MRI compatibility is an important consideration for patients with bone anchored hearing aids.

• Percutaneous devices (like the Ponto system) typically involve a titanium implant without any internal magnets, making them generally MRI-safe up to 3.0 Tesla, though the external sound processor must be removed before imaging. 
  
  
• Transcutaneous devices (like the Osia system) contain internal magnets that can pose challenges during MRI. Some transcutaneous systems are MRI-conditional, meaning scans can be performed under specific conditions (usually up to 1.5 Tesla) with careful preparation. Even when MRI is technically allowed, the magnet creates a "signal void" or artifact on the MRI images. This appears as a large black area around the magnet site, which can obscure critical structures in the head and neck, including parts of the brain. The size of the artifact varies depending on the magnet strength and the MRI sequence used, but it can significantly limit diagnostic imaging near the implant. If critical areas need to be evaluated (e.g., for tumors, multiple sclerosis, or other neurologic conditions), the artifact caused by the magnet will prevent accurate diagnosis. In these cases, a percutaneous device may be preferable because it produces less interference with imaging. Alternatively, some transcutaneous systems allow for magnet removal surgery before a major MRI, but this involves an additional procedure. When counseling patients, it’s important to assess the likelihood of future MRI needs to help guide the choice of implant.
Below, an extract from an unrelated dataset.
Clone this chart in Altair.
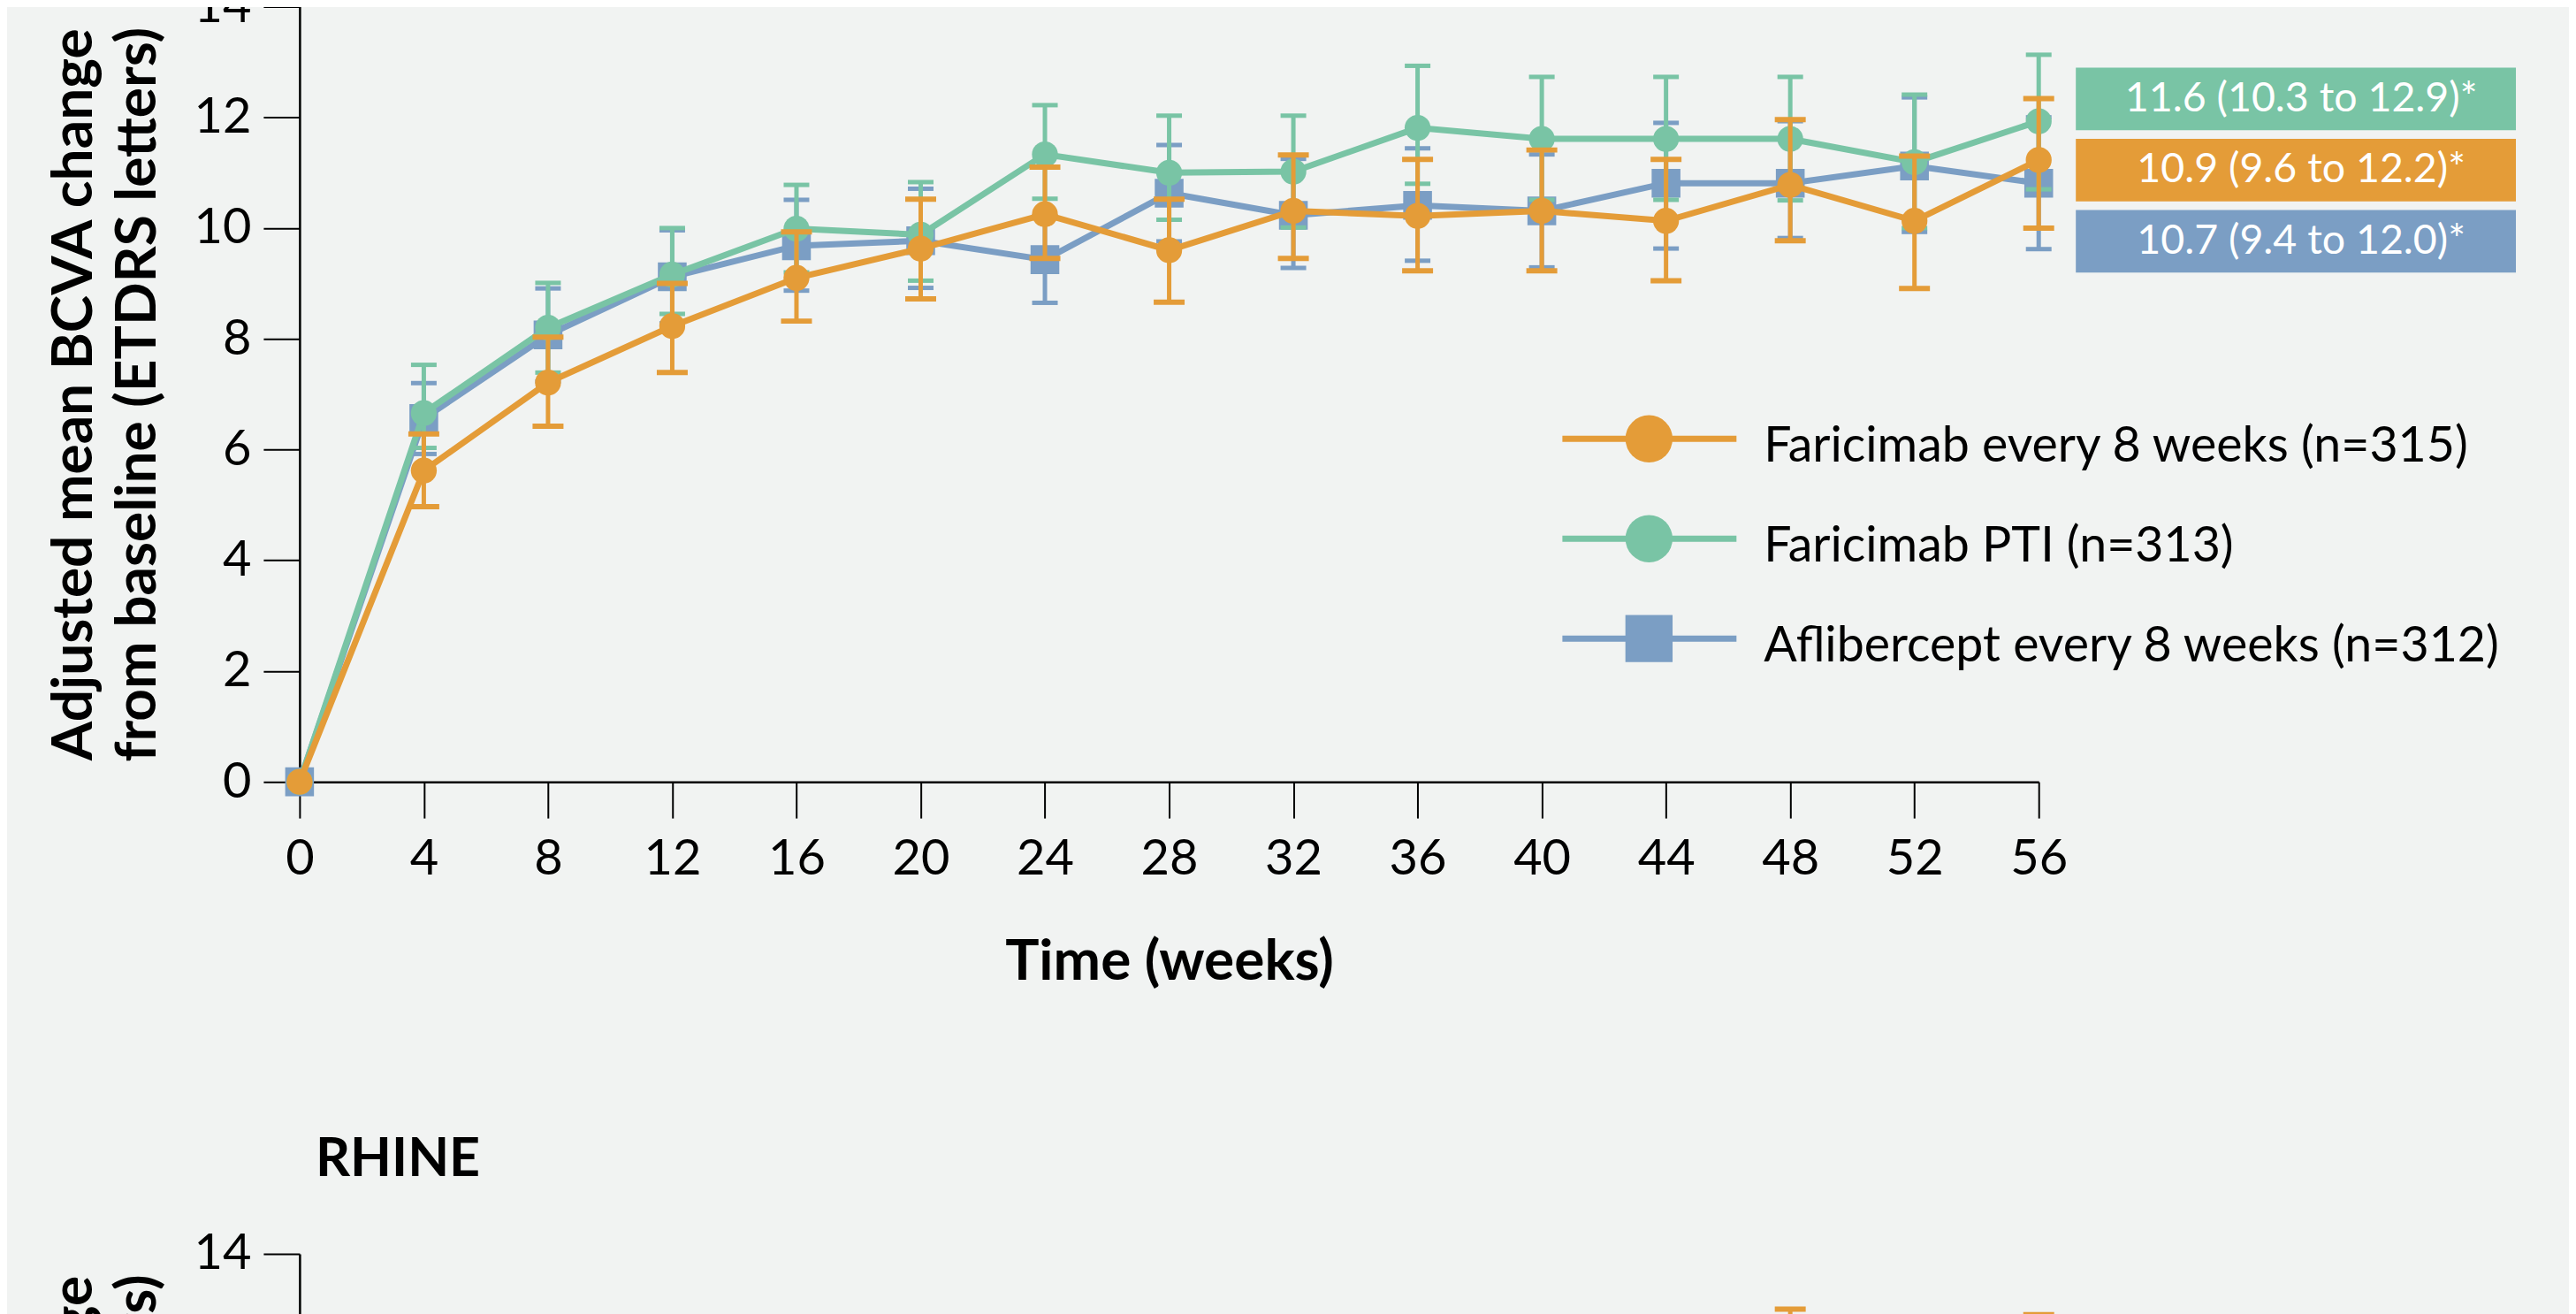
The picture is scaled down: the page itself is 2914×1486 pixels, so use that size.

Care of a Bone Anchored Hearing Aid (Patient Instructions)

For Percutaneous Systems (like Ponto):

• Daily cleaning around the abutment using a soft brush and cleaning solution to prevent skin infections.

• Inspect the skin regularly for redness, swelling, or discharge.

• Keep the area dry and free from hair entanglement.

• Remove the sound processor when swimming or showering.

For Transcutaneous Systems (like Osia):

• No need to clean an external abutment.

• Ensure the external processor's magnet strength is appropriate—not too tight to avoid skin irritation.

• Maintain the external processor by wiping it gently and keeping it dry.

General Tips for All Users:

• Schedule regular ENT or audiology check-ups to monitor implant and hearing function.

• Handle the external processor carefully to prevent mechanical damage.

• Be aware of warranty and servicing options for the sound processor.

Final thoughts

Bone-anchored hearing aids offer a life-changing solution for those with specific hearing challenges. By leveraging bone conduction, they provide clearer sound without the limitations of traditional aids. While surgical options require careful consideration, the benefits-improved communication, comfort, and safety-make them a valuable tool in hearing rehabilitation.